Öte yandan görüşmede öne çıkan diğer konu ise Suriye meselesinin çözümü olmuştur. ABD, Türkiye’nin hem kendi sınır güvenliği hem de bölgenin istikrarı için Suriye’de varlık gösteren PKK/PYD/YPG gibi terör örgütlerine karşı gerçekleştirdiği ve gündeme gelen yeni harekâtlara “DEAŞ’la mücadelenin sekteye uğrayacağı bahanesiyle” karşı çıktığını açıkça dile getirmiştir. Bununla beraber bir süre önce istihbarat teşkilatları seviyesinde başlayan ve geçtiğimiz aralık ayında Moskova’da yeni bir zemin kazanan Türkiye-Suriye görüşmeleri de ABD’yi rahatsız etmiştir.

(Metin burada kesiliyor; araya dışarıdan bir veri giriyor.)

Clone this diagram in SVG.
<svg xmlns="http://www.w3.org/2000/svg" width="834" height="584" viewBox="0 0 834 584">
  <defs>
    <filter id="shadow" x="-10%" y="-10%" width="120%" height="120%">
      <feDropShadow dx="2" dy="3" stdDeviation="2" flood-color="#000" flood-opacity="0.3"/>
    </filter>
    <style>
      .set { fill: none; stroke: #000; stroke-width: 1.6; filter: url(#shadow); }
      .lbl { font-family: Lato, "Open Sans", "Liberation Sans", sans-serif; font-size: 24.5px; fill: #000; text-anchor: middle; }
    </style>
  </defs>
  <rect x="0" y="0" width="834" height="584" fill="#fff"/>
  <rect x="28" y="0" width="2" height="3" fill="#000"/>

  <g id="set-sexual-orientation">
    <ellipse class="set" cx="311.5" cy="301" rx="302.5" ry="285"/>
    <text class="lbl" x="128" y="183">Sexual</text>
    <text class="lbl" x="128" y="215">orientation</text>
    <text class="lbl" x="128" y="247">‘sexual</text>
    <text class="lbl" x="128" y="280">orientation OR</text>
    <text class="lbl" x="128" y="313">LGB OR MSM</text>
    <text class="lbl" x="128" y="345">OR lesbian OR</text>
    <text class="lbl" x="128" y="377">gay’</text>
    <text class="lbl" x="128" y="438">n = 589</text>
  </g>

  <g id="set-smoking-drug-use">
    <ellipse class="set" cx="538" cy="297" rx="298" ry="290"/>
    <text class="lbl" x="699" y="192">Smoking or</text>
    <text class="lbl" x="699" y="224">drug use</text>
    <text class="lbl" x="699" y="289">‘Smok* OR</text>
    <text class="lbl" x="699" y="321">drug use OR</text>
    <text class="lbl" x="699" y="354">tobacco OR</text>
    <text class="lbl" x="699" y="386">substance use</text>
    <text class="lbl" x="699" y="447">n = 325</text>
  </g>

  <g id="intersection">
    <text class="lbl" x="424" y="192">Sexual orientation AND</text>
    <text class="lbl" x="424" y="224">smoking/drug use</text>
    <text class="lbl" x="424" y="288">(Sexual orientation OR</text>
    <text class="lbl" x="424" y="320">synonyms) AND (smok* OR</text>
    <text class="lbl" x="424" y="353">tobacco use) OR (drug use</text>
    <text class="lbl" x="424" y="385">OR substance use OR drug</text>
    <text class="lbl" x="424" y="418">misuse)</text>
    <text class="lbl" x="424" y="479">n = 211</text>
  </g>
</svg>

Dışişleri Bakanı Mevlüt Çavuşoğlu, Blinken ile görüşmesinde Amerikan tarafının Suriye konusunda “yeni bir çalışma” önerisinde bulunduğunu aktarmıştır. ABD ile Türkiye arasında Suriye meselesinde makul bir zeminde iş birliği gerçekleşebilmesi için öncelikle Washington’ın Ankara’ya karşı güven tazelemesi gerektiği ise açık bir gerçekliktir. Zira Trump döneminde Münbiç’ten 90 gün içerisinde çekilme ve 2019 yılında YPG’nin Türkiye sınırlarından 30 kilometre güneye çekilmesine yönelik sözlerini tutmaması ABD’nin güvenilmez yanını ortaya koymuştur. Diğer yandan ABD’nin bölgedeki terör örgütleriyle süren iş birliği ve yine bu örgütlere sağladığı askeri ve lojistik destek devam etmektedir. Tüm bunlarla beraber ABD’nin, homojen olmayan Suriye muhalefeti içindeki bazı silahlı gruplarla bölgede faaliyet gösteren ve ABD’nin saha partneri olan PKK/PYD/YPG gibi terör örgütlerini bir araya getirmeye yönelik çalışmalar yürüttüğü, Suriye’de terör örgütleriyle uyumlu yeni bir muhalif cephe oluşturma arayışında olduğu bilgileri de gündeme gelmektedir. Bu gelişmeler ışığında bakıldığında ABD’nin, Türkiye ile iş birliğini geliştirebilmesi adına samimiyet ve güven konusunda somut adımlar atması yeni bir dönemin başlangıcı olabilecektir.